By Jayden DCM
Imagine you were sentenced to 31 years in prison for a rape and murder you didn’t commit. Imagine you were wrongfully convicted for 17 years for the arson and murder of your three-year-old child who died in an accidental fire. These are both real cases, with small resolutions in their terrible stories being that those two people were eventually exonerated and released from prison once proven innocent.
Wrongful imprisonment is not as uncommon as you may think and according to CCRC and the 10,000 cases that they have studied, they have found that 7% of cases were people who were innocent. And this was in Australia, a country that is much less corrupt than those who support Capital Punishment.
Now, imagine those same scenarios from before, but instead of receiving lifetime imprisonment with a small chance of exoneration, you are locked in solitude and sentenced to death. This, as well as racially motivated convictions and wrongful abuse of power, is what many people choose to overlook when supporting Capital Punishment. This is the extremely outdated form of law enforcement that for some reason, is still practised today in 54 different countries around the world.
Death row is expensive and inefficient. According to the Death Penalty Information Centre website, there have been at least 190 people that have been wrongfully convicted and sentenced to their death since 1973. Just to put that in perspective for you, that means that every year nearly 4 completely innocent human beings are murdered by the government, only for them to find out later that they were innocent.
Death row is a waste of money, waste of resources, waste of time and most importantly, an incredibly disappointing waste to take innocent people's lives away from them.
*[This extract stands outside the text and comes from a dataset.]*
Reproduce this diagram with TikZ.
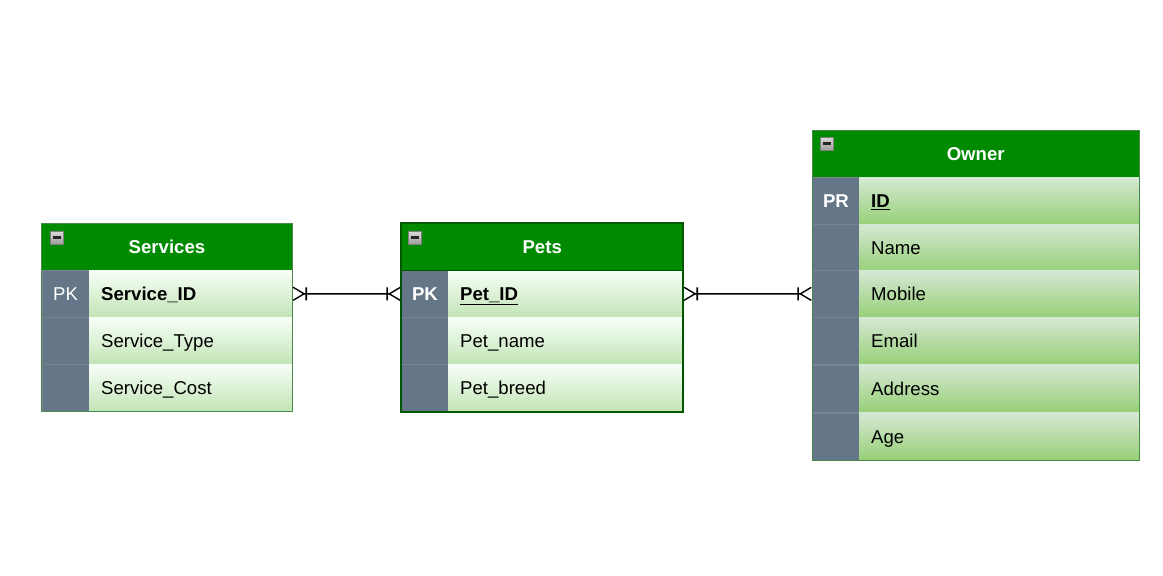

The governments that use Capital Punishment set a poor example of right and wrong to their citizens because as a minimum, the civil society, the state, the government should not kill it’s own citizens, comparing that ideology to some of the most repressive regimes in the world that support Capital Punishment such as Iran, China, North Korea and Saudi Arabia, clearly demonstrates that the link between them is no coincidence.
Our government is supposed to protect and look after us but in return, they murder their own citizens for Revenge. It is not justice or their right to do this, but cruelty that has been accepted and welcomed with open arms by these governments.
If you still don’t believe that revenge is the only thing that is gained from Capital Punishment, it’s important for you to realise that Capital Punishment causes no change in crime rates. None. Law Professor Jeffery Fagan states that there is "no credible scientific evidence that the death penalty deters criminal behaviour.” bringing into question, the purpose of Capital Punishment. What is it exactly?
Capital Punishment is racially biased as most of the people on death row are people of colour. Amnesty International states that Capital Punishment “is often used against the most vulnerable in society, including the poor, ethnic and religious minorities, and people with mental disabilities. Some governments use it to silence their opponents.”
As of October 2002, 12 people have been executed where the defendant was white and the murder victim black, compared with 178 black defendants executed for murders with white victims. Furthermore, White victims make up approximately half, of all murder victims, with 80% of all Capital cases involving white victims.
There is a clear and evident problem with these statistics that doesn’t add up, and the answer is abuse of power and discrimination.
“The death penalty violates the most fundamental human right – the right to life. It is the ultimate cruel, inhuman and degrading punishment." - (Amnesty International) People should not be able to make the judgment of whether someone should be legally murdered. Most Catholics support this perspective that, quote, “life is a gift from God, [and] therefore God alone has the power to take [it].”
The alternative to Capital Punishment should be life in prison. Not only does this give the prisoners a chance to rehabilitate and redeem themselves. It allows them to have the opportunity to grow a much more healthy mindset if that is what they desire, while still forcing them to live with, and process the crimes that they have committed. In some cases, these people can turn their lives around, which wouldn’t happen if they were dead.
In Conclusion, The act of capital punishment itself is unethical. I think everyone deserves to have the right to live, and I think, completely taking that quality away from human beings should not be an option that was ever on the table in the first place. The alternative to Capital Punishment, life in prison, is a humane option. Not only does this give the prisoners a chance to rehabilitate and redeem themselves, it allows them to have the opportunity to grow a much more healthy mindset if that is what they desire, while still forcing them to live with, and process the crimes that they have committed. In some cases, these people can turn their lives around, which as demonstrated in the beginning, wouldn’t be possible if they were dead. Death is final and our legal system, like the humans it governs, is imperfect. To trust it with our own lives is folly and it’s time that the world moves past this barbaric ideology of “an eye for an eye” that we should have put behind us thousands of years ago.